◆ **Problem statement**
Starting at the first line of the entries below, restate each line exactly until you reach the line with "70, step: 10", and print that one too. Leave the pictures out and stop there.

◆ **Supplied data**
════
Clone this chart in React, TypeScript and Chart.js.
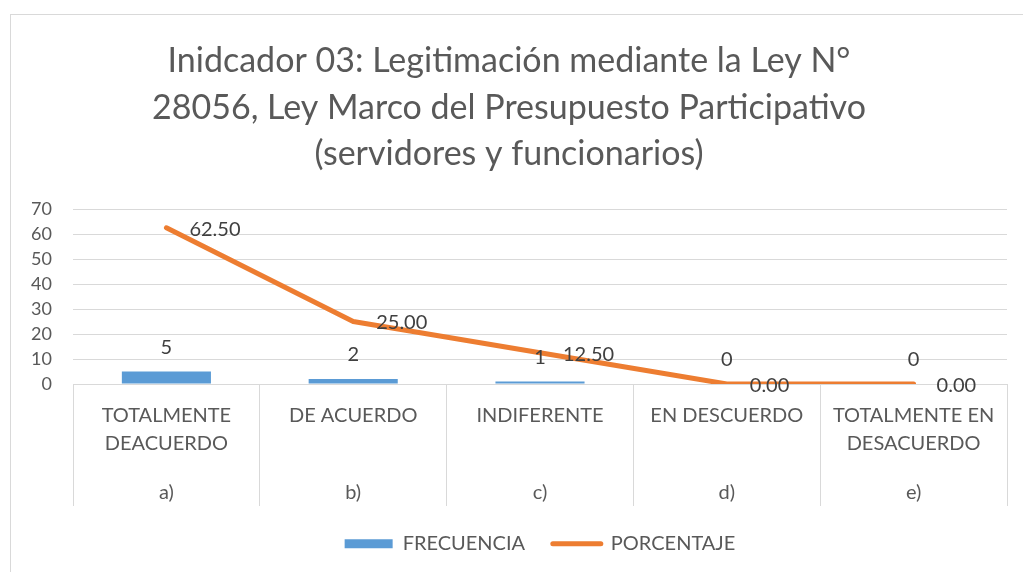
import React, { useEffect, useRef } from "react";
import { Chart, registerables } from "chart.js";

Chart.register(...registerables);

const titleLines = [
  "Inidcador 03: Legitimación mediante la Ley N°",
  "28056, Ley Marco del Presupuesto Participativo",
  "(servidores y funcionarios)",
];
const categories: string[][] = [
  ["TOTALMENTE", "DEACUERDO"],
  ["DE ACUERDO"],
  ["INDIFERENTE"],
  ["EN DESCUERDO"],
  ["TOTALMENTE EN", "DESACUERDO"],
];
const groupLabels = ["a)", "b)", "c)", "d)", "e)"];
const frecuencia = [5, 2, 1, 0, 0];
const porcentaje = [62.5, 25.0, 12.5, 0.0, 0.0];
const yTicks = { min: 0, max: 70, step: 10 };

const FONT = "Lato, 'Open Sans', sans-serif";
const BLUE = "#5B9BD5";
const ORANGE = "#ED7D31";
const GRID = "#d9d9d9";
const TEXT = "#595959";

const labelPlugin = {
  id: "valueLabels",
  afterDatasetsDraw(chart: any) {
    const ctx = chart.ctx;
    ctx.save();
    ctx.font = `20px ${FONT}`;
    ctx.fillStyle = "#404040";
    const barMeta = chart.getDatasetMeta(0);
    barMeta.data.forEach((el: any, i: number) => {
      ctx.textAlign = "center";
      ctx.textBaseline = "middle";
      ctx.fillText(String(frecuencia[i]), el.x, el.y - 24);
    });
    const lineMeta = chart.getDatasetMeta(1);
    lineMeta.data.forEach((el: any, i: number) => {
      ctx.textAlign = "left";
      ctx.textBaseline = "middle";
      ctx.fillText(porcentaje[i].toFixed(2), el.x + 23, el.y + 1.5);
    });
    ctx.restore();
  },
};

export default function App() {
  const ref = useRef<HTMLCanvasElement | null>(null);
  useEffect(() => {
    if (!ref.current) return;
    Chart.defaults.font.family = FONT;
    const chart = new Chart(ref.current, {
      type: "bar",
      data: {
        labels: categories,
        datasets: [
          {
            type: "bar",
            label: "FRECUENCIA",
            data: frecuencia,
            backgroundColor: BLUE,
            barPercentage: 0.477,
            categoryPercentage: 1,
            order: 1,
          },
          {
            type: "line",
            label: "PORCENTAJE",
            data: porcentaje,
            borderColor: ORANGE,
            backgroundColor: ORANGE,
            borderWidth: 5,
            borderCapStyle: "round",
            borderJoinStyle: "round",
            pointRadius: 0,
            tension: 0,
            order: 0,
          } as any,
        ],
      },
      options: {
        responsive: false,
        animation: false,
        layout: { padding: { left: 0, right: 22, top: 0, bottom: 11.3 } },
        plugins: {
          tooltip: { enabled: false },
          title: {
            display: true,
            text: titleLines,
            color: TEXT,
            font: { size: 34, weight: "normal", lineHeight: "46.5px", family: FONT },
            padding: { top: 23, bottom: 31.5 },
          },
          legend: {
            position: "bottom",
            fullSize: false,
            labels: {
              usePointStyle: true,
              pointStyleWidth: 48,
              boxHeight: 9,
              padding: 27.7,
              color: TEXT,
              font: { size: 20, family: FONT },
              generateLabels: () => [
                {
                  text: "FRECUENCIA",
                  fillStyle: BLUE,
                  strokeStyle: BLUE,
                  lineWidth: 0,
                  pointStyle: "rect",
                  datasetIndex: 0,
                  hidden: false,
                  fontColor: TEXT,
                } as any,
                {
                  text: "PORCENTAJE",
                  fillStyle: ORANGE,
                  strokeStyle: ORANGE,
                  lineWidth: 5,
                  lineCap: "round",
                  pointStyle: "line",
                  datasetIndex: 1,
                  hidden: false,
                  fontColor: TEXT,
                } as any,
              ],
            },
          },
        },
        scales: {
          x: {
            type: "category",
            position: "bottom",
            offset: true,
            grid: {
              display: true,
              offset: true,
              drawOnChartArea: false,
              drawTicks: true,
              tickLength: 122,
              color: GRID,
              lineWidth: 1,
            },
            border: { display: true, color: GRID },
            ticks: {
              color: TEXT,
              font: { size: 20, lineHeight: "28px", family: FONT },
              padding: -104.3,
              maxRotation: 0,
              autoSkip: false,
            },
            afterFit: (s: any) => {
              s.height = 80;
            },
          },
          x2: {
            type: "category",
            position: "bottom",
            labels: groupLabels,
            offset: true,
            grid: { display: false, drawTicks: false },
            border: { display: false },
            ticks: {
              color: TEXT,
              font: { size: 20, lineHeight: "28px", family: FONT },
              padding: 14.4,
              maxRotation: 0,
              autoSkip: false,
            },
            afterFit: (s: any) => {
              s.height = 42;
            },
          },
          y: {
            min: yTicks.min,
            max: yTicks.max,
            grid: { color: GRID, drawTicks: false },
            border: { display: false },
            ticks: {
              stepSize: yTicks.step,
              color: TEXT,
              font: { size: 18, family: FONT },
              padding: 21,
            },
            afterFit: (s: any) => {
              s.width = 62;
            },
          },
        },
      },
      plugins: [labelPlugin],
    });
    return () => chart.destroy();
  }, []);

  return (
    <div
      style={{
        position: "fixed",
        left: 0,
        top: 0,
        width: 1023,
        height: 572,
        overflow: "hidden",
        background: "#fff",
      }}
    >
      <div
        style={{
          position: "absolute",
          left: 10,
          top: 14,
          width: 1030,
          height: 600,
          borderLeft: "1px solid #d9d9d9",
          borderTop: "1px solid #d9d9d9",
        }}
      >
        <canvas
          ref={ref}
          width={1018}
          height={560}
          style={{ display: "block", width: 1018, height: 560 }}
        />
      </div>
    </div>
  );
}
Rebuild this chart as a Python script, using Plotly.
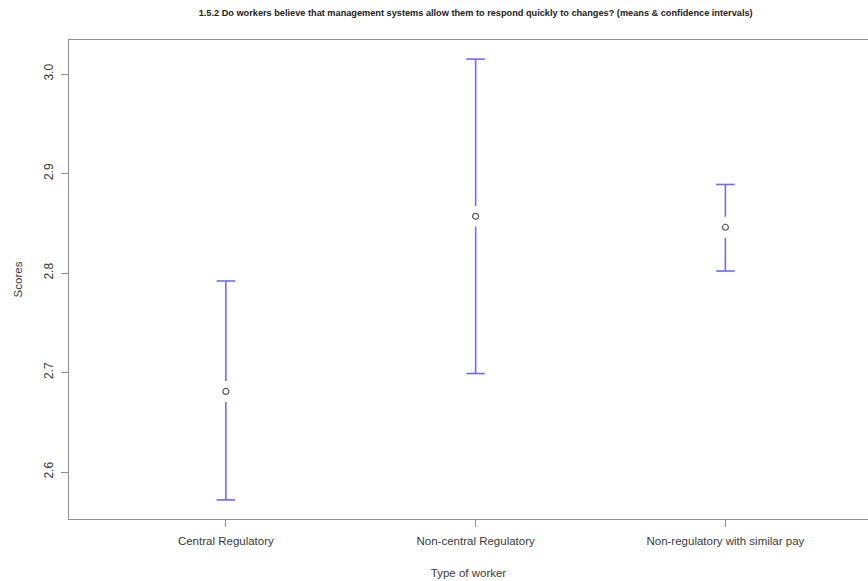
════
◆ **Answer for the task**
Clone this chart in React, TypeScript and Chart.js.
import React, { useEffect, useRef } from "react";
import { Chart, registerables } from "chart.js";

Chart.register(...registerables);

const titleLines = [
  "Inidcador 03: Legitimación mediante la Ley N°",
  "28056, Ley Marco del Presupuesto Participativo",
  "(servidores y funcionarios)",
];
const categories: string[][] = [
  ["TOTALMENTE", "DEACUERDO"],
  ["DE ACUERDO"],
  ["INDIFERENTE"],
  ["EN DESCUERDO"],
  ["TOTALMENTE EN", "DESACUERDO"],
];
const groupLabels = ["a)", "b)", "c)", "d)", "e)"];
const frecuencia = [5, 2, 1, 0, 0];
const porcentaje = [62.5, 25.0, 12.5, 0.0, 0.0];
const yTicks = { min: 0, max: 70, step: 10 };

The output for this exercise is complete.